Sea Grant – Quantitative Research: Guam’s coastal marine resources are facing a potential collapse. This was due to a number of reasons: 1) a decline in public support for policies to protect and sustain these sensitive areas; and 2) an increase in development activities using environmentally insensitive building techniques that cause environmental degradation by negatively impacting island watershed and reef areas. In order to combat this, SeaGrant needed to devise a strategy that would allow them to effectively interface with the local community to help educate and shape their knowledge about Guam’s coral reefs in order to prevent a catastrophic collapse of Guam’s coastal marine resources. Sea Grant is a renowned national program, administered by the National Oceanographic and Atmospheric Administration, to foster collaboration between universities and communities to address environmental issues that impact the nation’s coast line.
The MR&D Approach
Our team developed a marketing strategy to address how to engage the community in reducing sedimentation of the reefs and preserving Guam’s watershed. The key components of the strategic plan was to develop an effective outreach program that would provide for an informed citizenry and motivate businesses and community stakeholders to learn more about what can be done to preserve Guam’s reefs and why that is important. The outreach and educational strategy was designed to explain the positive outcomes of preserving Guam’s coast line and why doing so will protect and improve quality of life for Guamanians. Local resident surveys, along with stakeholder focus groups were executed to gauge differential levels of awareness of, and attitudes towards, coral reef sustainability and a variety of legislative and regulatory initiatives to shape coastal recreational activities, and reduce over fishing and harvesting on Guam’s reefs. That information base was then used to develop a strategic plan for a continued initiative by Sea Grant to preserve and enhance Guam’s coastal resources.

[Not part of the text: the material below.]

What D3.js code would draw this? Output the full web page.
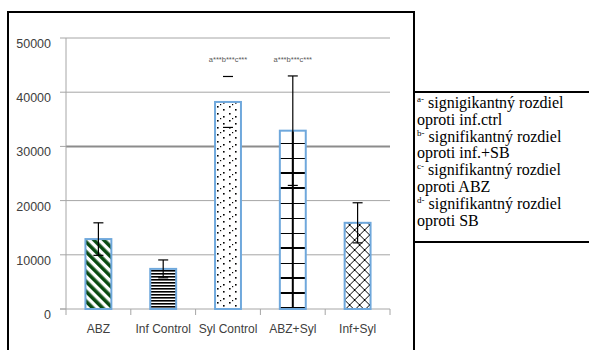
<!DOCTYPE html>
<html>
<head>
<meta charset="utf-8">
<script src="https://cdn.jsdelivr.net/npm/d3@7"></script>
<style>
  html, body { margin: 0; padding: 0; background: #fff; }
  svg { display: block; }
</style>
</head>
<body>
<svg id="chart" width="589" height="350"></svg>
<script>
// Groups, means and error half-widths
const categories = ["ABZ", "Inf Control", "Syl Control", "ABZ+Syl", "Inf+Syl"];
const means = [12900, 7400, 38200, 32900, 15900];
const errors = [3000, 1650, 4700, 10100, 3700];
const significance = ["", "", "a***b***c***", "a***b***c***", ""];
const yTicks = [0, 10000, 20000, 30000, 40000, 50000];
const legendLines = [
  { sup: "a-", text: " signigikantný rozdiel" },
  { sup: "", text: "oproti inf.ctrl" },
  { sup: "b-", text: " signifikantný rozdiel" },
  { sup: "", text: "oproti inf.+SB" },
  { sup: "c-", text: " signifikantný rozdiel" },
  { sup: "", text: "oproti ABZ" },
  { sup: "d-", text: " signifikantný rozdiel" },
  { sup: "", text: "oproti SB" }
];

const svg = d3.select("#chart");
const plot = { left: 66, right: 390, top: 38, bottom: 309 };

const x = d3.scaleBand().domain(categories).range([plot.left, plot.right]).paddingInner(0.6).paddingOuter(0.3);
const xb = d3.scaleBand().domain(categories).range([plot.left, plot.right]);
const y = d3.scaleLinear().domain([0, 50000]).range([plot.bottom, plot.top]);

// ---- fill patterns ----
const defs = svg.append("defs");

// wide dark green diagonal stripes
const pStripe = defs.append("pattern").attr("id", "p0").attr("patternUnits", "userSpaceOnUse")
  .attr("width", 7).attr("height", 7).attr("patternTransform", "rotate(-45)");
pStripe.append("rect").attr("width", 7).attr("height", 7).attr("fill", "#fff");
pStripe.append("rect").attr("width", 3.6).attr("height", 7).attr("fill", "#0a4a12");

// dense horizontal lines
const pHoriz = defs.append("pattern").attr("id", "p1").attr("patternUnits", "userSpaceOnUse")
  .attr("width", 6).attr("height", 3);
pHoriz.append("rect").attr("width", 6).attr("height", 3).attr("fill", "#fff");
pHoriz.append("rect").attr("width", 6).attr("height", 1.6).attr("fill", "#000");

// sparse dots
const pDots = defs.append("pattern").attr("id", "p2").attr("patternUnits", "userSpaceOnUse")
  .attr("width", 12).attr("height", 14);
pDots.append("rect").attr("width", 12).attr("height", 14).attr("fill", "#fff");
[[1, 1], [7, 4], [1, 8], [7, 11], [4, 6]].forEach(([dx, dy], i) => {
  pDots.append("rect").attr("x", dx).attr("y", dy).attr("width", i === 4 ? 1.2 : 1.6).attr("height", i === 4 ? 1.2 : 1.6).attr("fill", "#000");
});

// large grid, one vertical rule down the middle of the bar
const gx = x(categories[3]);
const pGrid = defs.append("pattern").attr("id", "p3").attr("patternUnits", "userSpaceOnUse")
  .attr("x", gx).attr("y", plot.bottom - 2).attr("width", x.bandwidth()).attr("height", 15);
pGrid.append("rect").attr("width", x.bandwidth()).attr("height", 15).attr("fill", "#fff");
pGrid.append("rect").attr("width", x.bandwidth()).attr("height", 2).attr("fill", "#000");
pGrid.append("rect").attr("x", x.bandwidth() / 2 - 1).attr("width", 2).attr("height", 15).attr("fill", "#000");

// diamond lattice
const pLat = defs.append("pattern").attr("id", "p4").attr("patternUnits", "userSpaceOnUse")
  .attr("x", x(categories[4])).attr("width", 10).attr("height", 10);
pLat.append("rect").attr("width", 10).attr("height", 10).attr("fill", "#fff");
pLat.append("path").attr("d", "M0,0L10,10M10,0L0,10").attr("stroke", "#000").attr("stroke-width", 1);

// ---- gridlines ----
svg.append("g").selectAll("line").data(yTicks.filter(t => t > 0)).join("line")
  .attr("x1", plot.left).attr("x2", plot.right)
  .attr("y1", d => y(d)).attr("y2", d => y(d))
  .attr("stroke", d => d === 30000 ? "#8c8c8c" : "#a6a6a6")
  .attr("stroke-width", d => d === 30000 ? 2 : 1);

// ---- axes ----
const axisColor = "#a6a6a6";
svg.append("line").attr("x1", plot.left).attr("x2", plot.left).attr("y1", plot.top).attr("y2", plot.bottom)
  .attr("stroke", axisColor);
svg.append("g").selectAll("line").data(yTicks).join("line")
  .attr("x1", plot.left - 6).attr("x2", plot.left)
  .attr("y1", d => y(d)).attr("y2", d => y(d)).attr("stroke", axisColor);
svg.append("g").selectAll("text").data(yTicks).join("text")
  .attr("x", plot.left - 15).attr("y", d => y(d) + 10)
  .attr("text-anchor", "end").attr("font-family", "Liberation Sans, sans-serif")
  .attr("font-size", 12.5).attr("fill", "#404040")
  .text(d => d);

svg.append("line").attr("x1", plot.left - 6).attr("x2", plot.right).attr("y1", plot.bottom).attr("y2", plot.bottom)
  .attr("stroke", axisColor);
const bounds = categories.map(c => xb(c)).concat([plot.right]);
svg.append("g").selectAll("line").data(bounds).join("line")
  .attr("x1", d => d).attr("x2", d => d).attr("y1", plot.bottom).attr("y2", plot.bottom + 6)
  .attr("stroke", axisColor);
svg.append("g").selectAll("text").data(categories).join("text")
  .attr("x", d => xb(d) + xb.bandwidth() / 2).attr("y", plot.bottom + 24)
  .attr("text-anchor", "middle").attr("font-family", "Liberation Sans, sans-serif")
  .attr("font-size", 12).attr("fill", "#404040")
  .text(d => d);

// ---- bars ----
svg.append("g").selectAll("rect").data(categories).join("rect")
  .attr("x", d => x(d)).attr("width", x.bandwidth())
  .attr("y", (d, i) => y(means[i])).attr("height", (d, i) => y(0) - y(means[i]))
  .attr("fill", (d, i) => `url(#p${i})`)
  .attr("stroke", "#6fa8dc").attr("stroke-width", 2);

// ---- error bars ----
const eb = svg.append("g").attr("stroke", "#000").attr("stroke-width", 1.2);
categories.forEach((c, i) => {
  const cx = x(c) + x.bandwidth() / 2;
  const hi = y(means[i] + errors[i]);
  const lo = y(means[i] - errors[i]);
  if (i !== 2) eb.append("line").attr("x1", cx).attr("x2", cx).attr("y1", hi).attr("y2", lo);
  eb.append("line").attr("x1", cx - 5).attr("x2", cx + 5).attr("y1", hi).attr("y2", hi);
  eb.append("line").attr("x1", cx - 5).attr("x2", cx + 5).attr("y1", lo).attr("y2", lo);
});

// ---- significance marks ----
svg.append("g").selectAll("text").data(categories).join("text")
  .attr("x", d => x(d) + x.bandwidth() / 2).attr("y", y(45500))
  .attr("text-anchor", "middle").attr("font-family", "Liberation Sans, sans-serif")
  .attr("font-size", 7.5).attr("fill", "#595959")
  .text((d, i) => significance[i]);

// ---- frames ----
svg.append("path").attr("d", "M8,352V12H414V352").attr("fill", "none").attr("stroke", "#000").attr("stroke-width", 2);
svg.append("line").attr("x1", 414).attr("x2", 590).attr("y1", 92).attr("y2", 92).attr("stroke", "#000").attr("stroke-width", 2);
svg.append("line").attr("x1", 414).attr("x2", 590).attr("y1", 242).attr("y2", 242).attr("stroke", "#000").attr("stroke-width", 2);

// ---- legend notes ----
const notes = svg.append("g").attr("font-family", "Liberation Serif, serif").attr("fill", "#000");
legendLines.forEach((l, i) => {
  const t = notes.append("text").attr("x", 417).attr("y", 108 + i * 16.8).attr("font-size", 16);
  if (l.sup) {
    t.append("tspan").attr("font-size", 9).attr("dy", -6).text(l.sup);
    t.append("tspan").attr("dy", 6).text(l.text);
  } else {
    t.text(l.text);
  }
});
</script>
</body>
</html>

That strategic planning process was successful in bringing together businesses, community organizations and the government to consider and devise ways to better inform the public and advise policy makers regarding coral reef preservation. A long term community education program was devised and a series of public outreach programs were initiated. Also the Strategic established and developed the guiding principles for an advisory panel which continues to ensure community input to Sea Grants mission. These activities lead to the official formation of a Sea Grant program at the University of Guam, which is still in operation today. Guam is the only coastal area outside the United States that has been awarded Sea Grant status.